The scientific objectives of the Perseverance include scouting for microhabitats on the surface of Mars, which could have sustained microbial life on Mars. Collection and Analysis of samples for bio-signatures in soil and rock samples. Storing these samples for a future mission to return them to earth. Analyzing the Martian atmosphere for future manned missions and studying weather patterns on Mars.
The Mars helicopter arrived in style, too.
The path-breaking mission of the Perseverance, which has the potential to revolutionize planetary exploration, is a small helicopter with coaxial rotors called the Ingenuity. Planned for deployment from the Perseverance Rover in mid-March 2021, this mission would rival that of the first powered human flight on earth over a century ago.
The test phase would include five flights over 30 days. Ingenuity will conduct flights at an altitude ranging from 10 to 16 feet in the testing phase. Flight endurance is limited to 90 seconds per flight with a maximum range of 50 meters.

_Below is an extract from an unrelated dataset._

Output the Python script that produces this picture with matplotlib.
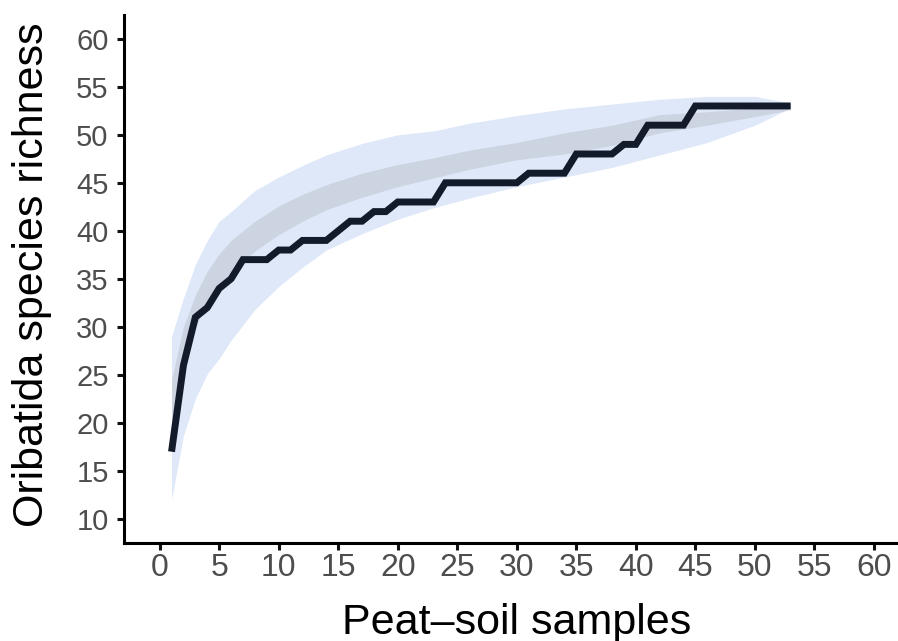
import matplotlib
matplotlib.use("Agg")
import matplotlib.pyplot as plt

# observed accumulation (samples 1..53)
samples = list(range(1, 54))
richness = [17, 26, 31, 32, 34, 35, 37, 37, 37, 38,
            38, 39, 39, 39, 40, 41, 41, 42, 42, 43,
            43, 43, 43, 45, 45, 45, 45, 45, 45, 45,
            46, 46, 46, 46, 48, 48, 48, 48, 49, 49,
            51, 51, 51, 51, 53, 53, 53, 53, 53, 53,
            53, 53, 53]

# ribbons
band_x = [1, 2, 3, 4, 5, 6, 8, 10, 12, 14, 17, 20, 23, 26, 30, 34, 38, 42, 46, 50, 53]
ci_upper = [29.0, 33.0, 36.5, 39.0, 41.0, 42.0, 44.2, 45.6, 46.8, 47.9, 49.1,
            50.0, 50.4, 51.2, 52.0, 52.7, 53.2, 53.7, 54.0, 54.0, 53.3]
ci_lower = [12.0, 18.7, 22.5, 25.1, 26.7, 28.6, 31.8, 34.2, 36.2, 38.0, 39.7,
            41.2, 42.4, 43.4, 44.6, 45.6, 46.6, 47.9, 49.2, 51.0, 52.8]
sd_upper = [24.5, 30.0, 33.3, 35.8, 37.6, 39.0, 41.0, 42.6, 43.8, 44.8, 46.0,
            46.9, 47.6, 48.4, 49.2, 50.2, 51.0, 52.1, 52.4, 52.8, 53.3]
sd_lower = [20.5, 26.5, 30.0, 32.5, 34.3, 35.7, 37.9, 39.6, 41.0, 42.2, 43.5,
            44.6, 45.5, 46.4, 47.4, 48.0, 48.9, 50.2, 51.0, 51.9, 52.6]

x_ticks = list(range(0, 61, 5))
y_ticks = list(range(10, 61, 5))

plt.rcParams["font.family"] = ["Liberation Sans", "DejaVu Sans"]

fig = plt.figure(figsize=(8.98, 6.41), dpi=100)
ax = fig.add_axes([0.138, 0.153, 0.875, 0.824])

ax.fill_between(band_x, ci_lower, ci_upper, color="#dfe8f9", linewidth=0)
ax.fill_between(band_x, sd_lower, sd_upper, color="#888888", alpha=0.21, linewidth=0)
ax.plot(samples, richness, color="#131b2b", linewidth=5, solid_capstyle="butt",
        solid_joinstyle="miter")

ax.set_xlim(-3, 63)
ax.set_ylim(7.5, 62.5)
ax.set_xticks(x_ticks)
ax.set_yticks(y_ticks)

for side in ("top", "right"):
    ax.spines[side].set_visible(False)
for side in ("left", "bottom"):
    ax.spines[side].set_linewidth(2.2)
ax.tick_params(axis="both", length=5, width=2.2, colors="#111111", labelcolor="#4d4d4d")
ax.tick_params(axis="x", labelsize=23, pad=2)
ax.tick_params(axis="y", labelsize=21, pad=6)

ax.set_xlabel("Peat\u2013soil samples", fontsize=31, va="top")
ax.set_ylabel("Oribatida species richness", fontsize=31)
ax.xaxis.set_label_coords(0.5, -0.113)
ax.yaxis.set_label_coords(-0.092, 0.507)

fig.savefig("out.png", dpi=100)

If the technology demonstrator program is successful, it can pave way for bigger and more sophisticated flying vehicles to explore the surface of Mars.
Rovers on the surface of Mars are limited by their endurance, speed and terrain over the surface of Mars. Flying vehicles over the surface can cover greater distances, and area compared to rovers. Equipped with onboard scientific instrumentation, we can gather more precise and accurate data compared to orbiters around Mars.

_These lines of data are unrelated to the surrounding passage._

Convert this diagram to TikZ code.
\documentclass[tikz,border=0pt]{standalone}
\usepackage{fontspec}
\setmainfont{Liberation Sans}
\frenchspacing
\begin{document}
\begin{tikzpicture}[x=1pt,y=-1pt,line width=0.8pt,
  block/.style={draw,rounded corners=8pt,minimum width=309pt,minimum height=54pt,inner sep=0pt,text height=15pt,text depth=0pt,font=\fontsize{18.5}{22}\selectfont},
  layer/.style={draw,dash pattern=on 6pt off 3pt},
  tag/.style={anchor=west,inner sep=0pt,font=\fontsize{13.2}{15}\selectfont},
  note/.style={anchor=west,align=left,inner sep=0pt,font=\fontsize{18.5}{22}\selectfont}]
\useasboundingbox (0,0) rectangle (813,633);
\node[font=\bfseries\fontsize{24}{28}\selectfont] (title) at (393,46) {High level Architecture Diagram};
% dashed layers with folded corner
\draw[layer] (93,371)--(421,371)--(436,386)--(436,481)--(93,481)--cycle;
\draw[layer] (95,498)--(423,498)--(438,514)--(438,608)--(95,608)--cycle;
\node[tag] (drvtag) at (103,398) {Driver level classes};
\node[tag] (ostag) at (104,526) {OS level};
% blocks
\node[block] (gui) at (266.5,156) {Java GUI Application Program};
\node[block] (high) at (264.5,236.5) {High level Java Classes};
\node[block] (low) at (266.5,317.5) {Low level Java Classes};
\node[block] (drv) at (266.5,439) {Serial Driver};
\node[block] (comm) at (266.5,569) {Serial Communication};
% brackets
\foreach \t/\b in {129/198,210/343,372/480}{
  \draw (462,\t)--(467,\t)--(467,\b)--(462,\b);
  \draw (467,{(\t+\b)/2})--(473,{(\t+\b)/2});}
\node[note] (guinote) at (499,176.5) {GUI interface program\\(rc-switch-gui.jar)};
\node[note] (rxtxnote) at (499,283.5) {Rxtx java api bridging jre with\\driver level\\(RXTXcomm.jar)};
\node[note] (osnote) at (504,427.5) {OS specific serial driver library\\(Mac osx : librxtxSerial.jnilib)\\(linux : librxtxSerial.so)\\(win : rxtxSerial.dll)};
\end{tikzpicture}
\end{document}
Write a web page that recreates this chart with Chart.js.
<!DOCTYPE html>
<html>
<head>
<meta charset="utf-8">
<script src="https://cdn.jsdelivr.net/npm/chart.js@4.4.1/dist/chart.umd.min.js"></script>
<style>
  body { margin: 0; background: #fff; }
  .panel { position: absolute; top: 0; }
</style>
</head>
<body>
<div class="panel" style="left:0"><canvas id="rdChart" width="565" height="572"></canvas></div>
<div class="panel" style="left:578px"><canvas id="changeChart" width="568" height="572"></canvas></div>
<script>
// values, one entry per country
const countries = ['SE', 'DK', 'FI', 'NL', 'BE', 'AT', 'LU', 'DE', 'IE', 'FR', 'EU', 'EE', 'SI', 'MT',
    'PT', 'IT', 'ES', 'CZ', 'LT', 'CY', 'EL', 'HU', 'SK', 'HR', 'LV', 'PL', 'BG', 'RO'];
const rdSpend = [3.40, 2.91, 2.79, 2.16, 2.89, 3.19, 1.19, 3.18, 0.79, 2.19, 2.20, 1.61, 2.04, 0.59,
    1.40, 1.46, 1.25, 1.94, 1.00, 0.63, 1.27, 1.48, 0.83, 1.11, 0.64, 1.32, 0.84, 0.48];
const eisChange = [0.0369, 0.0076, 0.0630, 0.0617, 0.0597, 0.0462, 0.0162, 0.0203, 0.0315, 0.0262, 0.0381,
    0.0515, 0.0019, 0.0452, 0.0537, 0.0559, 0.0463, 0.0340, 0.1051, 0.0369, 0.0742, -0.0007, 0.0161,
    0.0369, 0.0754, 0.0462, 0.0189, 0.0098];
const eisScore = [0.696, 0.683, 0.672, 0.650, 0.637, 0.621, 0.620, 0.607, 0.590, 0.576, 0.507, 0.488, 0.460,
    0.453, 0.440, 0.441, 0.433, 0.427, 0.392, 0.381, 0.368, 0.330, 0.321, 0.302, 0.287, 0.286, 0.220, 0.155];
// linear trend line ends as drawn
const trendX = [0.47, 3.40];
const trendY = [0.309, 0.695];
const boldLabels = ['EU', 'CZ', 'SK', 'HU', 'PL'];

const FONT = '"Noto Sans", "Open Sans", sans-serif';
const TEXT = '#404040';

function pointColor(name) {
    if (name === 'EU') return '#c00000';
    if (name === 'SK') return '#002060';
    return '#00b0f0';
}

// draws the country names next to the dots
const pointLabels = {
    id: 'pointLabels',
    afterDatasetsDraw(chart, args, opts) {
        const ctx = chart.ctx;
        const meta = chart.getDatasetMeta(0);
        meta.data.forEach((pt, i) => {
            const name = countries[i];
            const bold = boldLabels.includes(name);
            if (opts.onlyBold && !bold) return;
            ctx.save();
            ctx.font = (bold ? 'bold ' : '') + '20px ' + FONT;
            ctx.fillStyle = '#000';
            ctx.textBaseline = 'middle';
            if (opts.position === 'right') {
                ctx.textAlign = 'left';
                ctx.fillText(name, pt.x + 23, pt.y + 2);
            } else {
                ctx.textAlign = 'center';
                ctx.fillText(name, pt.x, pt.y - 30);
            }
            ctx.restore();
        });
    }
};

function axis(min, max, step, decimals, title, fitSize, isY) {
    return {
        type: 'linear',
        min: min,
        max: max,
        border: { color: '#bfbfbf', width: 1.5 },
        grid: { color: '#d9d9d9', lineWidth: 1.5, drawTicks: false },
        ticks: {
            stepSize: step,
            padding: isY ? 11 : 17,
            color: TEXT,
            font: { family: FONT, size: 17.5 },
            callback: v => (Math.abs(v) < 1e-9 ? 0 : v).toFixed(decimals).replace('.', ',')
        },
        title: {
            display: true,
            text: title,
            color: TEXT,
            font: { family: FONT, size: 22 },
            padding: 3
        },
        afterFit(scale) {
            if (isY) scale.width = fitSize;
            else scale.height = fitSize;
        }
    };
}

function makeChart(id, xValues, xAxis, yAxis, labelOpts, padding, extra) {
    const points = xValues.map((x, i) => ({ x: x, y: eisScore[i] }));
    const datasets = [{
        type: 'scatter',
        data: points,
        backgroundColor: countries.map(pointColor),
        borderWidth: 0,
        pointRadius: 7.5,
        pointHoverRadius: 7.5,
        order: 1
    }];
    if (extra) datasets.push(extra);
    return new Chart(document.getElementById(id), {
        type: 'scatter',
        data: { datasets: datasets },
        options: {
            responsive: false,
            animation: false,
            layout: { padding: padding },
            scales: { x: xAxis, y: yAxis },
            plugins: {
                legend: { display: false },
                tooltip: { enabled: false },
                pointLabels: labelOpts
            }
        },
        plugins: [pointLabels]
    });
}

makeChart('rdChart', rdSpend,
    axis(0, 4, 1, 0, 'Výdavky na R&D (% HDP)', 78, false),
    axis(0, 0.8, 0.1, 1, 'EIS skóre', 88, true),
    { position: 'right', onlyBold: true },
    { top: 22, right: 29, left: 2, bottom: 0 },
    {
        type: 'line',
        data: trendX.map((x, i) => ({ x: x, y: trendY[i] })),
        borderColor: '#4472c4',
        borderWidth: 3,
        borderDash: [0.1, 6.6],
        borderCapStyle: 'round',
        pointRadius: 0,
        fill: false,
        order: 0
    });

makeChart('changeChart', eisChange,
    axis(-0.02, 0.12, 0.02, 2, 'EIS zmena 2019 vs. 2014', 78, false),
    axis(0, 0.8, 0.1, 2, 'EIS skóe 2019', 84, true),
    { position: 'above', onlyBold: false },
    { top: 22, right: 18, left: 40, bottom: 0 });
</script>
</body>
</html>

Possible path Perseverance rover will take across the Jezero Crater (Link: https://mars.nasa.gov/resources/25540/possible-path-for-perseverance-rover/?site=msl)
It is no wonder that billions of people are following the Mars 2020 mission.
This mission is a small but significant step towards making life multi-planetary and providing hope to billions, proving that human ingenuity and perseverance will always prevail on this planet and other planets. Today, we are witnessing technology helping to pave the way to human colonization in space.